▶ [Problem] Below is some material; set it all down exactly, apart from the pictures.

▶ [Data shown]
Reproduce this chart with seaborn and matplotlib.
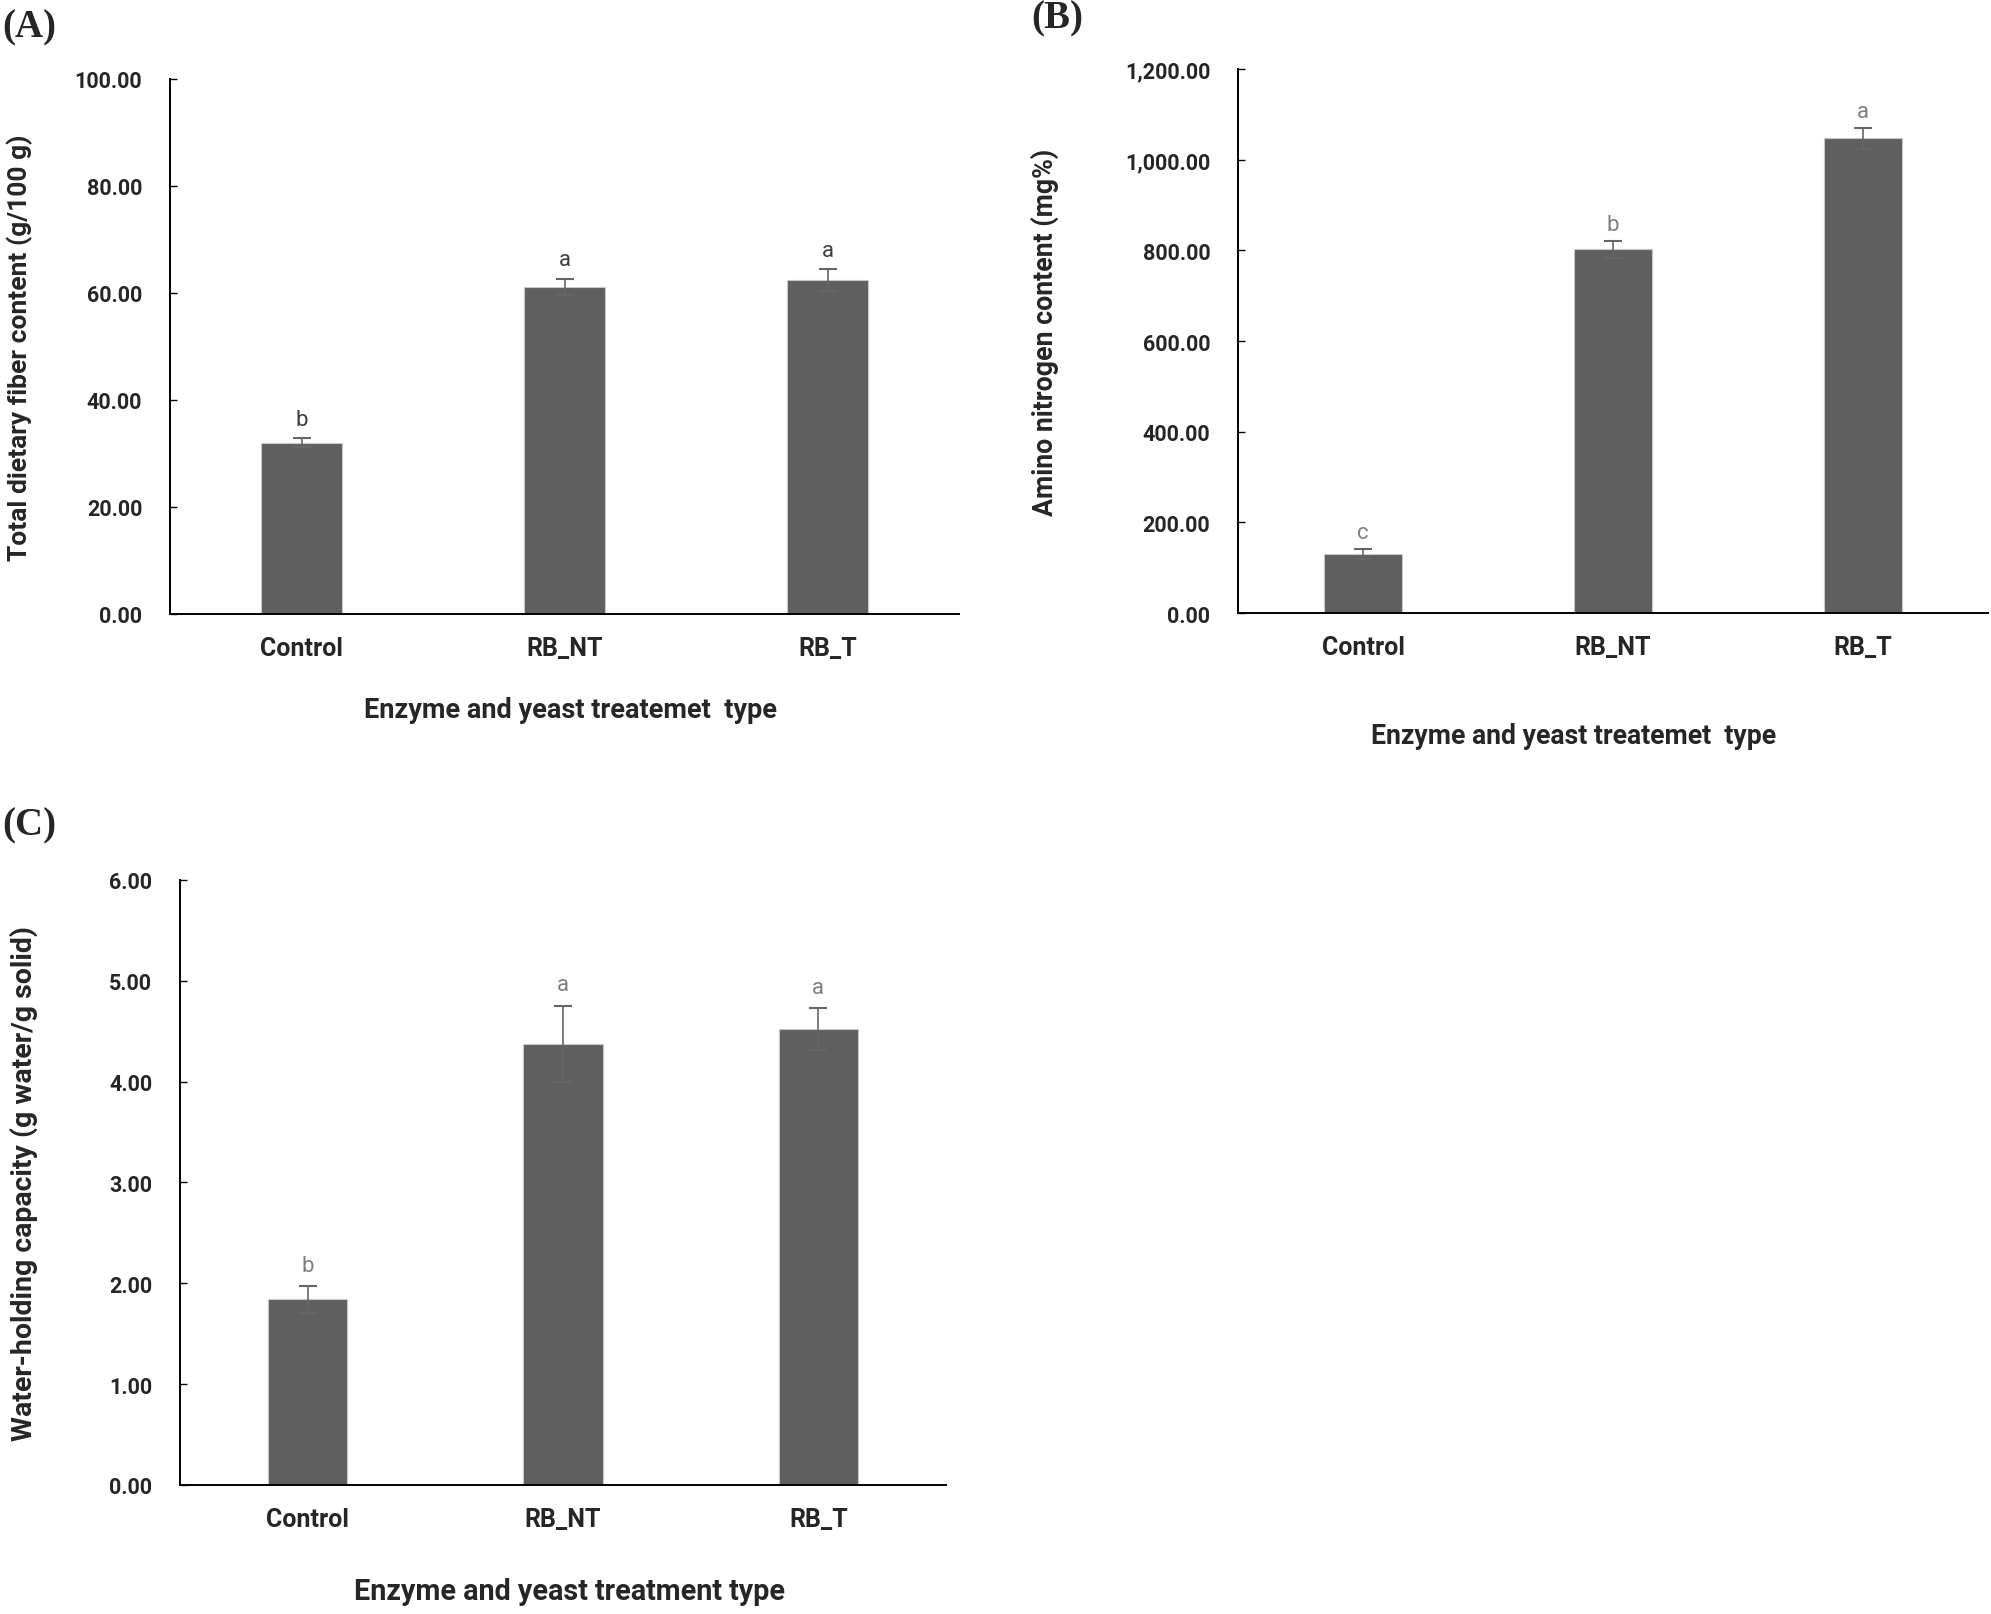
import matplotlib
matplotlib.use("Agg")
import matplotlib.pyplot as plt
import seaborn as sns
import pandas as pd
from matplotlib.ticker import FuncFormatter

sns.set_theme(style="white")
plt.rcParams['font.family'] = ['Roboto', 'DejaVu Sans']

categories = ['Control', 'RB_NT', 'RB_T']

# (A) total dietary fiber
fiber_mean = [32.0, 61.2, 62.4]
fiber_err = [0.8, 1.5, 2.0]
fiber_letters = ['b', 'a', 'a']

# (B) amino nitrogen
amino_mean = [130.5, 802.0, 1047.0]
amino_err = [11.0, 18.0, 23.0]
amino_letters = ['c', 'b', 'a']

# (C) water-holding capacity
whc_mean = [1.84, 4.375, 4.52]
whc_err = [0.134, 0.38, 0.21]
whc_letters = ['b', 'a', 'a']

BAR = '#5f5f5f'

fig = plt.figure(figsize=(19.91, 16.15), dpi=100)


def panel(rect, means, errs, letters, ymax, step, fmt, ylabel, xlabel,
          ylab_xy, xlab_xy, letter_color, letter_off, ylab_size, xlab_size):
    ax = fig.add_axes(rect)
    df = pd.DataFrame({'cat': categories, 'val': means})
    sns.barplot(data=df, x='cat', y='val', color=BAR, saturation=1, width=0.31,
                edgecolor='#c8c8c8', linewidth=0.8, ax=ax)
    xs = range(len(categories))
    ax.errorbar(xs, means, yerr=errs, fmt='none', ecolor='#666666',
                elinewidth=1.2, capsize=6.5, capthick=1.5, zorder=3)
    for x, m, e, t in zip(xs, means, errs, letters):
        ax.annotate(t, (x, m + e), xytext=(0, letter_off), textcoords='offset points',
                    ha='center', va='baseline', fontsize=16, color=letter_color)
    ax.set_xlim(-0.5, 2.5)
    ax.set_ylim(0, ymax)
    ax.set_yticks([i * step for i in range(int(round(ymax / step)) + 1)])
    ax.yaxis.set_major_formatter(FuncFormatter(lambda v, p: fmt.format(v)))
    sns.despine(ax=ax)
    for s in ['left', 'bottom']:
        ax.spines[s].set_linewidth(1.4)
        ax.spines[s].set_color('black')
    ax.tick_params(axis='y', direction='in', length=5, width=1, color='black',
                   pad=20, labelsize=15.5, left=True)
    ax.tick_params(axis='x', length=0, pad=16, labelsize=18)
    for lab in ax.get_xticklabels() + ax.get_yticklabels():
        lab.set_fontweight('bold')
    ax.set_ylabel(ylabel, fontsize=ylab_size, fontweight='bold')
    ax.set_xlabel(xlabel, fontsize=xlab_size, fontweight='bold')
    ax.yaxis.set_label_coords(*ylab_xy)
    ax.xaxis.set_label_coords(*xlab_xy)
    ax.xaxis.label.set_va('center')
    ax.yaxis.label.set_va('center')
    return ax


panel([0.0854, 0.6192, 0.3963, 0.3313], fiber_mean, fiber_err, fiber_letters,
      100, 20, '{:.2f}', 'Total dietary fiber content (g/100 g)',
      'Enzyme and yeast treatemet  type', (-0.19, 0.5), (0.508, -0.178),
      '#404040', 10, 19, 19.5)

panel([0.6218, 0.6198, 0.3767, 0.3368], amino_mean, amino_err, amino_letters,
      1200, 200, '{:,.2f}', 'Amino nitrogen content (mg%)',
      'Enzyme and yeast treatemet  type', (-0.258, 0.517), (0.447, -0.225),
      '#808080', 8, 19.3, 19.2)

panel([0.0904, 0.0799, 0.3847, 0.3746], whc_mean, whc_err, whc_letters,
      6, 1, '{:.2f}', 'Water-holding capacity (g water/g solid)',
      'Enzyme and yeast treatment type', (-0.204, 0.5), (0.509, -0.175),
      '#808080', 11, 20.5, 20.7)

serif = ['Liberation Serif', 'DejaVu Serif']
fig.text(2 / 1991, 1 - 28 / 1615, '(A)', family=serif, fontweight='bold', fontsize=28, va='center')
fig.text(1031 / 1991, 1 - 19 / 1615, '(B)', family=serif, fontweight='bold', fontsize=28, va='center')
fig.text(2 / 1991, 1 - 826 / 1615, '(C)', family=serif, fontweight='bold', fontsize=28, va='center')

fig.savefig('out.png', dpi=100)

▶ [Exercise answer]
Reproduce this chart with seaborn and matplotlib.
import matplotlib
matplotlib.use("Agg")
import matplotlib.pyplot as plt
import seaborn as sns
import pandas as pd
from matplotlib.ticker import FuncFormatter

sns.set_theme(style="white")
plt.rcParams['font.family'] = ['Roboto', 'DejaVu Sans']

categories = ['Control', 'RB_NT', 'RB_T']

# (A) total dietary fiber
fiber_mean = [32.0, 61.2, 62.4]
fiber_err = [0.8, 1.5, 2.0]
fiber_letters = ['b', 'a', 'a']

# (B) amino nitrogen
amino_mean = [130.5, 802.0, 1047.0]
amino_err = [11.0, 18.0, 23.0]
amino_letters = ['c', 'b', 'a']

# (C) water-holding capacity
whc_mean = [1.84, 4.375, 4.52]
whc_err = [0.134, 0.38, 0.21]
whc_letters = ['b', 'a', 'a']

BAR = '#5f5f5f'

fig = plt.figure(figsize=(19.91, 16.15), dpi=100)


def panel(rect, means, errs, letters, ymax, step, fmt, ylabel, xlabel,
          ylab_xy, xlab_xy, letter_color, letter_off, ylab_size, xlab_size):
    ax = fig.add_axes(rect)
    df = pd.DataFrame({'cat': categories, 'val': means})
    sns.barplot(data=df, x='cat', y='val', color=BAR, saturation=1, width=0.31,
                edgecolor='#c8c8c8', linewidth=0.8, ax=ax)
    xs = range(len(categories))
    ax.errorbar(xs, means, yerr=errs, fmt='none', ecolor='#666666',
                elinewidth=1.2, capsize=6.5, capthick=1.5, zorder=3)
    for x, m, e, t in zip(xs, means, errs, letters):
        ax.annotate(t, (x, m + e), xytext=(0, letter_off), textcoords='offset points',
                    ha='center', va='baseline', fontsize=16, color=letter_color)
    ax.set_xlim(-0.5, 2.5)
    ax.set_ylim(0, ymax)
    ax.set_yticks([i * step for i in range(int(round(ymax / step)) + 1)])
    ax.yaxis.set_major_formatter(FuncFormatter(lambda v, p: fmt.format(v)))
    sns.despine(ax=ax)
    for s in ['left', 'bottom']:
        ax.spines[s].set_linewidth(1.4)
        ax.spines[s].set_color('black')
    ax.tick_params(axis='y', direction='in', length=5, width=1, color='black',
                   pad=20, labelsize=15.5, left=True)
    ax.tick_params(axis='x', length=0, pad=16, labelsize=18)
    for lab in ax.get_xticklabels() + ax.get_yticklabels():
        lab.set_fontweight('bold')
    ax.set_ylabel(ylabel, fontsize=ylab_size, fontweight='bold')
    ax.set_xlabel(xlabel, fontsize=xlab_size, fontweight='bold')
    ax.yaxis.set_label_coords(*ylab_xy)
    ax.xaxis.set_label_coords(*xlab_xy)
    ax.xaxis.label.set_va('center')
    ax.yaxis.label.set_va('center')
    return ax


panel([0.0854, 0.6192, 0.3963, 0.3313], fiber_mean, fiber_err, fiber_letters,
      100, 20, '{:.2f}', 'Total dietary fiber content (g/100 g)',
      'Enzyme and yeast treatemet  type', (-0.19, 0.5), (0.508, -0.178),
      '#404040', 10, 19, 19.5)

panel([0.6218, 0.6198, 0.3767, 0.3368], amino_mean, amino_err, amino_letters,
      1200, 200, '{:,.2f}', 'Amino nitrogen content (mg%)',
      'Enzyme and yeast treatemet  type', (-0.258, 0.517), (0.447, -0.225),
      '#808080', 8, 19.3, 19.2)

panel([0.0904, 0.0799, 0.3847, 0.3746], whc_mean, whc_err, whc_letters,
      6, 1, '{:.2f}', 'Water-holding capacity (g water/g solid)',
      'Enzyme and yeast treatment type', (-0.204, 0.5), (0.509, -0.175),
      '#808080', 11, 20.5, 20.7)

serif = ['Liberation Serif', 'DejaVu Serif']
fig.text(2 / 1991, 1 - 28 / 1615, '(A)', family=serif, fontweight='bold', fontsize=28, va='center')
fig.text(1031 / 1991, 1 - 19 / 1615, '(B)', family=serif, fontweight='bold', fontsize=28, va='center')
fig.text(2 / 1991, 1 - 826 / 1615, '(C)', family=serif, fontweight='bold', fontsize=28, va='center')

fig.savefig('out.png', dpi=100)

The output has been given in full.